Ses parents ont divorcé, sa mère passe de temps à autre, fait des commentaires, trop parfois. Elle l’abreuve de conseils. Le paternel, lui, est près de ses sous et aurait tendance à minimiser les faits. Elle se sent seule et s’ouvre à des rencontres, ce ne sont pas toujours de bonnes idées mais elle en ressent le besoin. Sans doute parce qu’elle se cherche.

C’est avec un long monologue, où elle partage ses pensées et son quotidien, que Vera se confie. Elle exprime ses difficultés, sa volonté d’être seule parfois. Elle parle de la culpabilité qui l’étreint lorsque son ex-mari l’appelle, faisant amende honorable. Il se dit prêt à repartir et elle s’interroge.

« Maintenant, il n’y a plus de colère en lui, il m’écouterait peut-être. »

Pourtant, lors de la thérapie de couple, elle a bien constaté que le dialogue n’était pas en phase, qu’il ne se comprenait plus. On lit les errances de cette femme, son souhait d’être « reconnue », aimée comme elle est, pour ce qu’elle est.
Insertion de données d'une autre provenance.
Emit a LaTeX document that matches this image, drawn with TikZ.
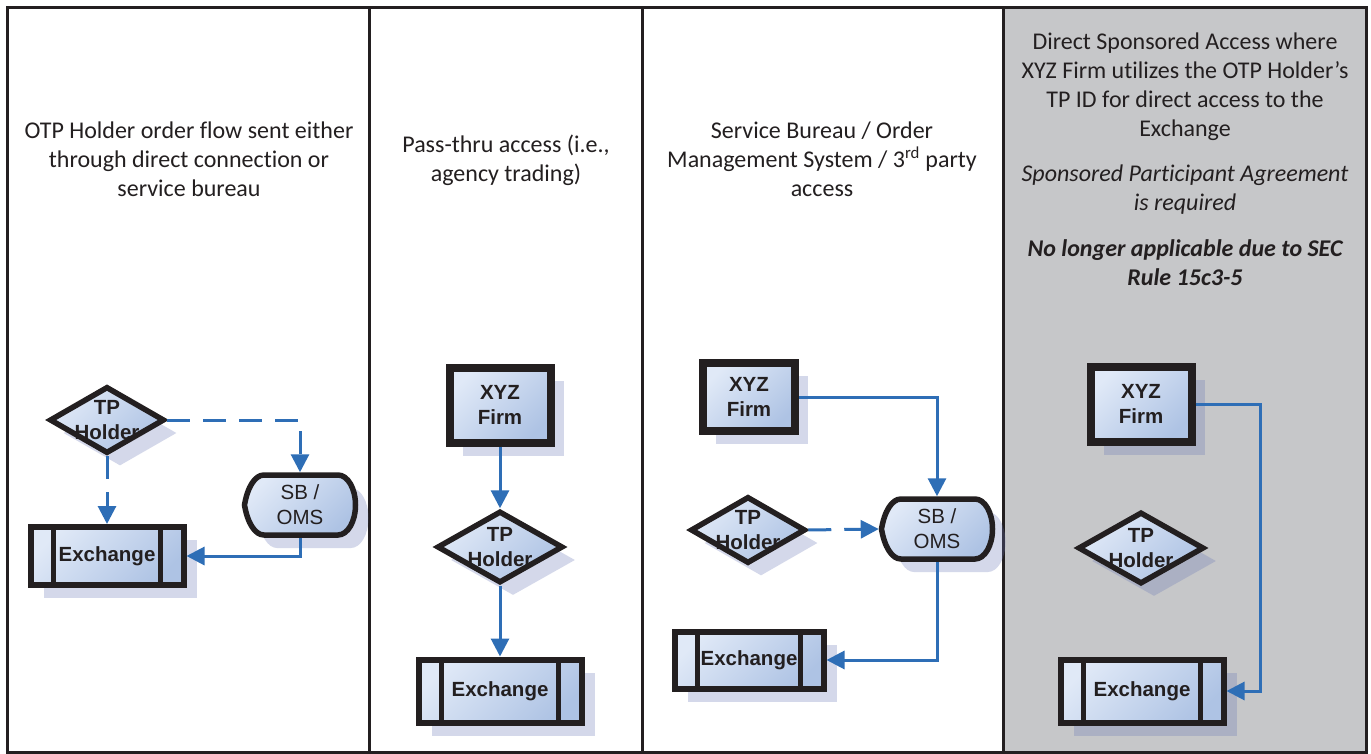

L’auteur a quarante-cinq ans, elle est jeune et son texte est d’une grande maturité. Elle explore le traumatisme de la violence domestique de l’intérieur. Elle montre le cheminement de cette femme pour aller mieux, accepter la situation, mettre des mots, soigner ses blessures, réparer un peu pour qu’elle puisse avancer en se faisant confiance.

Qu’il est long ce combat entre choisir de continuer la route en rompant pour toujours avec ce mari qui n’en est pas un ou en essayant de pardonner alors qu’elle sait que ce n’est pas possible, qu’il replongera dans ses travers sans tenir ses promesses. Elle est souvent « écartelée » entre deux décisions à prendre. Et puis il y a les enfants, quel est le meilleur choix pour les préserver des tourments des adultes.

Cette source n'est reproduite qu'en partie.